PROBLEM REQUIREMENTS :: Repeat only what lies from the line with "Emit a Python" to the line with "cax = fig.add_axes([637", those two lines included, exactly as it stands; omit any images.

+++

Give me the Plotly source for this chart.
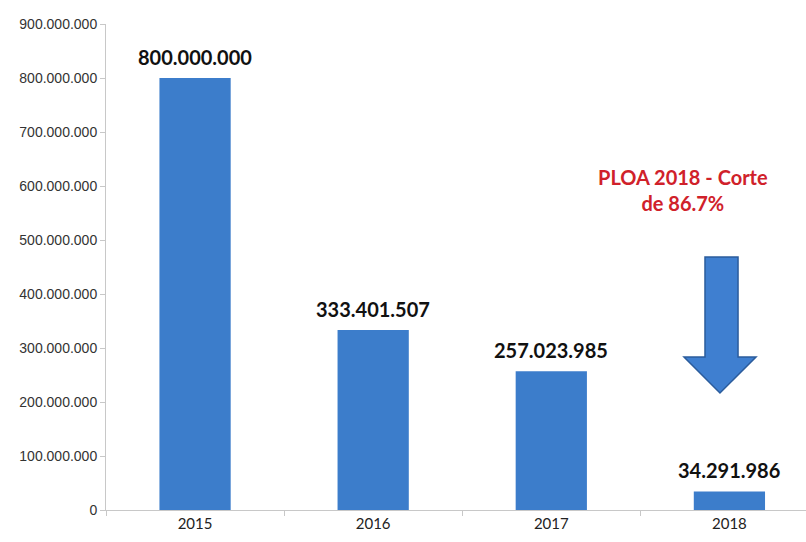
import plotly.graph_objects as go

# Budget by year
years = ["2015", "2016", "2017", "2018"]
values = [800000000, 333401507, 257023985, 34291986]
tick_vals = [0, 100000000, 200000000, 300000000, 400000000, 500000000,
             600000000, 700000000, 800000000, 900000000]

note_lines = ["PLOA 2018 - Corte", "de 86.7%"]

BAR = "#3c7dcb"
W, H = 806, 542
L, R, T, B = 106, 0, 24, 32
plot_w = W - L - R
plot_h = H - T - B

fig = go.Figure()
fig.add_trace(go.Bar(
    x=years, y=values,
    marker=dict(color=BAR, line=dict(width=0)),
    width=0.40,
    hoverinfo="skip",
))

# Value labels above each bar (category axis positions are serial indices)
for i, v in enumerate(values):
    fig.add_annotation(
        x=i, y=v, xref="x", yref="y",
        text=f"{v:,}".replace(",", "."),
        showarrow=False, yanchor="middle", yshift=21,
        font=dict(family="Lato", size=20, color="#111111", weight="bold"),
    )

# Down arrow next to the 2018 bar, defined in pixels then mapped to paper space
def px(x):
    return (x - L) / plot_w

def py(y):
    return (H - B - y) / plot_h

arrow_pts = [(705, 257), (738, 257), (738, 357), (756, 357), (720, 393),
             (684, 357), (705, 357)]
path = "M " + " L ".join(f"{px(x):.4f},{py(y):.4f}" for x, y in arrow_pts) + " Z"
fig.add_shape(type="path", path=path, xref="paper", yref="paper",
              fillcolor="#3f7fd0", line=dict(color="#2b5c9c", width=1.5))

fig.add_annotation(
    x=px(683), y=py(190), xref="paper", yref="paper",
    text="<br>".join(note_lines), showarrow=False,
    font=dict(family="Lato", size=20, color="#d0212a", weight="bold"),
    align="center", xanchor="center", yanchor="middle",
)

fig.update_layout(
    width=W, height=H,
    margin=dict(l=L, r=R, t=T, b=B),
    paper_bgcolor="white", plot_bgcolor="white",
    separators=",.",
    showlegend=False,
    xaxis=dict(
        type="category",
        range=[-0.5, 3.43],
        showgrid=False,
        showline=True, linecolor="#c8c8c8", linewidth=1,
        ticks="outside", tickson="boundaries", ticklen=5, tickcolor="#c8c8c8",
        tickfont=dict(family="Lato", size=15, color="#222222"),
        fixedrange=True,
    ),
    yaxis=dict(
        range=[0, 900000000],
        tickvals=tick_vals,
        tickformat=",d",
        showgrid=False, zeroline=False,
        showline=True, linecolor="#c8c8c8", linewidth=1,
        ticks="outside", ticklen=5, tickcolor="#c8c8c8",
        tickfont=dict(family="Liberation Sans", size=14, color="#333333"),
        fixedrange=True,
    ),
)

fig.write_html("out.html")
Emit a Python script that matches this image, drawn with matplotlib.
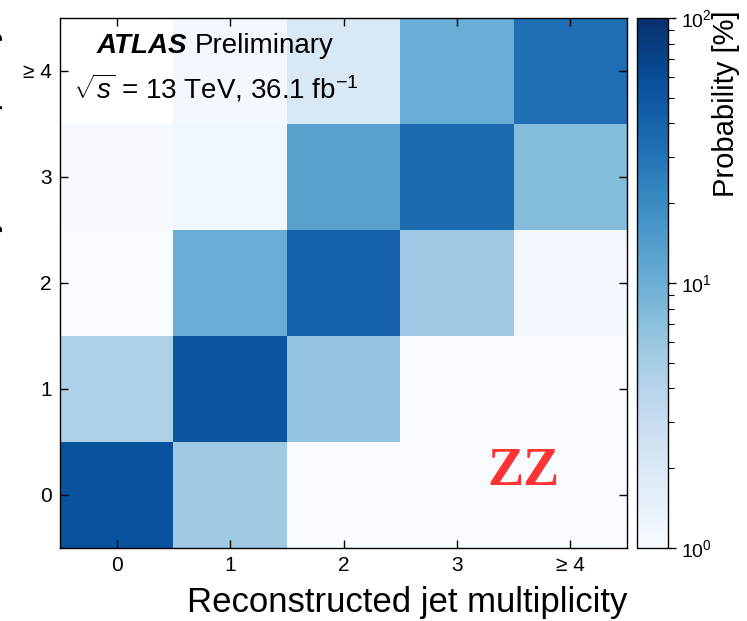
import numpy as np
import matplotlib
matplotlib.use("Agg")
import matplotlib.pyplot as plt
from matplotlib.colors import LogNorm

plt.rcParams['font.family'] = ['Liberation Sans', 'DejaVu Sans']
plt.rcParams['mathtext.fontset'] = 'custom'
plt.rcParams['mathtext.rm'] = 'Liberation Sans'
plt.rcParams['mathtext.it'] = 'Liberation Sans:italic'
plt.rcParams['mathtext.bf'] = 'Liberation Sans:bold'

# jet multiplicity bins
bins = [0, 1, 2, 3, 4]
bin_labels = ['0', '1', '2', '3', '≥ 4']

# probability [%], rows = particle-level bin, columns = reconstructed bin
# (nan = empty cell)
prob = np.array([
    [55.0, 5.6, 1.0, 1.0, 1.0],     # 0
    [4.4, 52.0, 6.3, 1.0, 1.0],     # 1
    [1.0, 10.0, 42.0, 5.8, 1.15],   # 2
    [1.03, 1.2, 13.0, 35.0, 7.6],   # 3
    [np.nan, 1.1, 2.0, 10.0, 33.0], # >=4
])

fig = plt.figure(figsize=(7.47, 6.21), dpi=100)
W, H = 747, 621
ax = fig.add_axes([60 / W, 1 - 548 / H, 567 / W, 530 / H])
cax = fig.add_axes([637 / W, 1 - 548 / H, 31 / W, 530 / H])

edges = np.arange(-0.5, 5, 1.0)
mesh = ax.pcolormesh(edges, edges, np.ma.masked_invalid(prob), cmap='Blues',
                     norm=LogNorm(vmin=1, vmax=100))
ax.set_xlim(-0.5, 4.5)
ax.set_ylim(-0.5, 4.5)
ax.set_xticks(bins)
ax.set_xticklabels(bin_labels)
ax.set_yticks(bins)
ax.set_yticklabels(bin_labels)
ax.tick_params(direction='in', length=6, width=1, top=True, right=True,
               labelsize=15, pad=6)
for s in ax.spines.values():
    s.set_linewidth(1.0)

cb = fig.colorbar(mesh, cax=cax)
cb.outline.set_linewidth(1.0)
cax.tick_params(which='major', length=6, width=1, labelsize=14)
cax.tick_params(which='minor', length=4, width=0.8)

fig.text(627 / W, 1 - 612 / H, 'Reconstructed jet multiplicity', fontsize=25,
         ha='right', va='baseline')
fig.text(3 / W, 1 - 24 / H, 'Particle-level jet multiplicity', fontsize=25,
         rotation=90, ha='right', va='top')
fig.text(740 / W, 1 - 10 / H, 'Probability [%]', fontsize=21,
         rotation=90, ha='right', va='top')

# ATLAS label: bold italic "ATLAS" followed by "Preliminary"
t1 = fig.text(97 / W, 1 - 53 / H, 'ATLAS', fontsize=20, fontweight='bold',
              style='italic', ha='left', va='baseline')
fig.canvas.draw()
bb = t1.get_window_extent()
fig.text((bb.x1 + 7) / W, 1 - 53 / H, 'Preliminary', fontsize=20,
         ha='left', va='baseline')
fig.text(73 / W, 1 - 98 / H, r'$\sqrt{s}$ = 13 TeV, 36.1 fb$^{-1}$',
         fontsize=20, ha='left', va='baseline')
fig.text(524 / W, 1 - 485 / H, 'ZZ', fontsize=39, fontweight='bold',
         family='Liberation Serif', color='#ff3333', ha='center',
         va='baseline')

fig.savefig('out.png', dpi=100)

+++

RESPONSE FOR THIS EXERCISE ::
Emit a Python script that matches this image, drawn with matplotlib.
import numpy as np
import matplotlib
matplotlib.use("Agg")
import matplotlib.pyplot as plt
from matplotlib.colors import LogNorm

plt.rcParams['font.family'] = ['Liberation Sans', 'DejaVu Sans']
plt.rcParams['mathtext.fontset'] = 'custom'
plt.rcParams['mathtext.rm'] = 'Liberation Sans'
plt.rcParams['mathtext.it'] = 'Liberation Sans:italic'
plt.rcParams['mathtext.bf'] = 'Liberation Sans:bold'

# jet multiplicity bins
bins = [0, 1, 2, 3, 4]
bin_labels = ['0', '1', '2', '3', '≥ 4']

# probability [%], rows = particle-level bin, columns = reconstructed bin
# (nan = empty cell)
prob = np.array([
    [55.0, 5.6, 1.0, 1.0, 1.0],     # 0
    [4.4, 52.0, 6.3, 1.0, 1.0],     # 1
    [1.0, 10.0, 42.0, 5.8, 1.15],   # 2
    [1.03, 1.2, 13.0, 35.0, 7.6],   # 3
    [np.nan, 1.1, 2.0, 10.0, 33.0], # >=4
])

fig = plt.figure(figsize=(7.47, 6.21), dpi=100)
W, H = 747, 621
ax = fig.add_axes([60 / W, 1 - 548 / H, 567 / W, 530 / H])
cax = fig.add_axes([637 / W, 1 - 548 / H, 31 / W, 530 / H])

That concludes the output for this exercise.